Anoche
murió Pánfilo. Lo encontré tirado a eso de las 9, la cabeza contra el piso,
ligeramente ladeado, como si hubiera caído desde arriba sobre uno de sus
costados. Apenas si pude musitar su nombre estando allí, de rodillas junto a
él, mirándole. La inundación subía por mi garganta tan velozmente como subía yo
las escaleras para darle a mi familia la mala noticia. Miré a mi esposo unos
segundos, los suficientes para que adivinara mi dolor, y a su pregunta
respondí: “Pánfilo se murió”. Bajé de
nuevo rápidamente, confiando en que tal vez estuviera equivocada.
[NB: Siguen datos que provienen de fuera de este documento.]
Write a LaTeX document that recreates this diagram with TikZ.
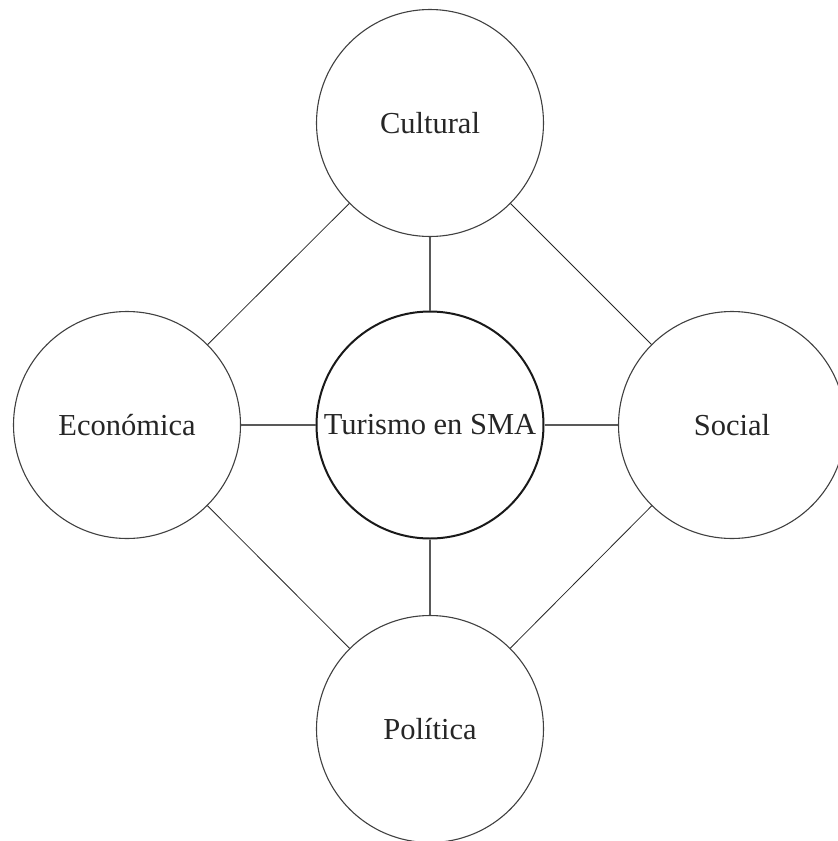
\documentclass[tikz,border=0pt]{standalone}
\usepackage{fontspec}
\setmainfont{Liberation Serif}
\begin{document}
\begin{tikzpicture}[x=1pt,y=-1pt,
  sat/.style={circle,draw=black!75,line width=1.1pt,minimum size=227pt,inner sep=0pt,
    font=\fontsize{30.5}{36}\selectfont,text=black!85},
  hub/.style={circle,draw=black!90,line width=2pt,minimum size=227pt,inner sep=0pt,
    font=\fontsize{30.5}{36}\selectfont,text=black!85},
  diag/.style={draw=black!85,line width=0.8pt},
  axis/.style={draw=black!65,line width=1.5pt}]
\useasboundingbox (0,0) rectangle (838,841);
\clip (0,0) rectangle (838,841);
\node[hub] (t) at (430,425) {Turismo en SMA};
\node[sat] (c) at (430,123) {Cultural};
\node[sat] (p) at (430,729) {Política};
\node[sat] (e) at (127,425) {Económica};
\node[sat] (s) at (732,425) {Social};
\draw[axis] (c) -- (t);
\draw[axis] (t) -- (p);
\draw[axis] (e) -- (t);
\draw[axis] (t) -- (s);
\draw[diag] (c) -- (e);
\draw[diag] (c) -- (s);
\draw[diag] (e) -- (p);
\draw[diag] (s) -- (p);
\end{tikzpicture}
\end{document}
Quizá sólo
dormía. No fui capaz de tocar el cadáver, de inspeccionarlo. ¿Y si continuaba
con vida y no lo auxilié?
Mi
esposo tardó un poco en bajar. El impacto de la noticia o la poderosísima
fuerza de atracción del televisor se lo impidieron. Lo tomó con especial
cuidado. Lo atrajo hacia sí. Era muy pequeño. Le preguntó en un arranque
pueril, “¿porqué te moriste? ¿Qué te pasó
Pánfilo?” Y cual si fuera un experto forense, comenzó a inspeccionar todo
su cuerpecito, dictaminando que el deceso debió ocurrir hacia poco, pues aún
estaba tibio. Incluso, dijo que parecía haberse atragantado con algo e intentó
revivirlo. Yo apenas si podía mirar sus ojitos entornados y acariciar con uno
de mis dedos mojados de llanto su frágil cabecita inerte.
Entonces
comprendí que no había nada qué hacer. Le pedí que se lo llevara fuera. Mañana
veríamos dónde enterrarlo. Mi hija observaba más bien con curiosidad. Intentó
consolarme como se hiciera con un niño que no comprende el significado de la
muerte. Tal era mi afectación.
Recordé
el día de su llegada. Recordé que rogaba que no se muriera casi de inmediato
como me había pasado con los demás. Por fortuna él resultó ser más fuerte. Al
poco tiempo llegó Josefita para acompañarlo. Verlos juntos era un verdadero
placer: sus mimos, sus peleas, sus arrumacos, la forma en que Pánfilo la
perseguía o esa manera tan suya de hacerle saber que él era quien mandaba. ¡Y
ni qué decir de sus piruetas amatorias! Al principio era muy torpe y Josefina
se desesperaba, le reñía, se alejaba. Pero al paso de los días, luego de mucha
paciencia y práctica, se hizo todo un experto. Recordé su dispersa alegría. Recordé
también su aire melancólico. Ya no pude recordar más…las lágrimas inundan los
recuerdos.
Esta
mañana Josefita estuvo muy triste durante unas horas. No quería comer. Miraba
con sus enormes ojos negros en silencio, sin inmutarse, el lugar vació donde viera
por última vez a Pánfilo.
Sé
que no les importa; sé qué pensarán que exagero, pero anoche murió Pánfilo, mi
bellísimo periquito azul y estoy triste.